María Brito (born María Cristina Brito in 1947 in Havana, Cuba) is a Cuban-American artist specializing in painting, sculpture and installations.

==Early life and education==
Brito entered the United States by way of the mass exodus Operation Peter Pan, with her parents following in 1962. Brito received her Bachelor of Fine Arts from Florida International University (FIU) in 1978, and in 1979 obtained her Master of Fine Arts from the University of Miami in Coral Gables, Florida.

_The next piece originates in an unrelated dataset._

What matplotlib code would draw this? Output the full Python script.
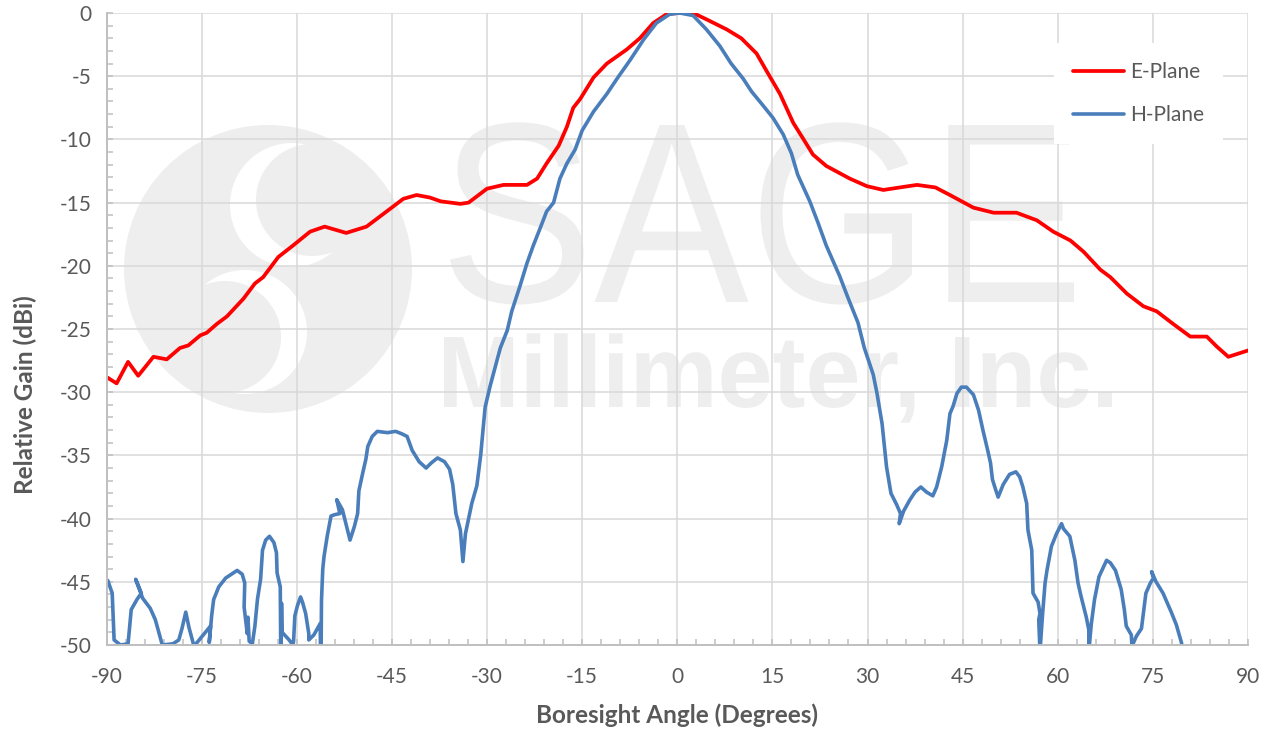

==Individual exhibitions==
- 1980 – The Gallery at 24, Miami, Florida, E.E.U.U.
- 1985 – "María Brito Avellana, George Dombek, Larry Rhoads", Florida Center for Contemporary Art, Tampa, Florida.
- 1989 – "María Brito Avellana: Recent Sculpture"´´, Interamerican Art Gallery, Miami, Florida.
- 1989 – Museum of Contemporary Hispanic Art (MoCHA), New York City.
- 1991 – "María Brito: A Retrospective", Barry University Gallery, Miami Shores, Florida.
- 1991 – "María Brito: A Retrospective" Anne Jaffe Art Gallery, Bay Harbour, Florida.

==Awards==
- 1977 – Excellence in Art – Florida International University, Miami, Florida, U.S.A.;
- 1980 – Merit Award – Grove House, Coconut Grove, Miami, Florida, U.S.A.;
- 1988 – Individual Artists Fellowship Award – Florida Department of State, Florida, U.S.A.;
- 1988 – Pollock-Krasner Foundation Grant, U.S.A.

==Collections==
Her work can be found in several permanent collections:
- Archer M. Huntington Art Gallery, University of Texas at Austin, Austin, Texas
- Blanton Museum of Art
- Cintas Collection Inc, New York City
- Miami-Dade College, Kendall Campus, Miami, Florida
- Olympic Sculpture Park, Seoul, Korea
- Smithsonian American Art Museum, Washington, D.C.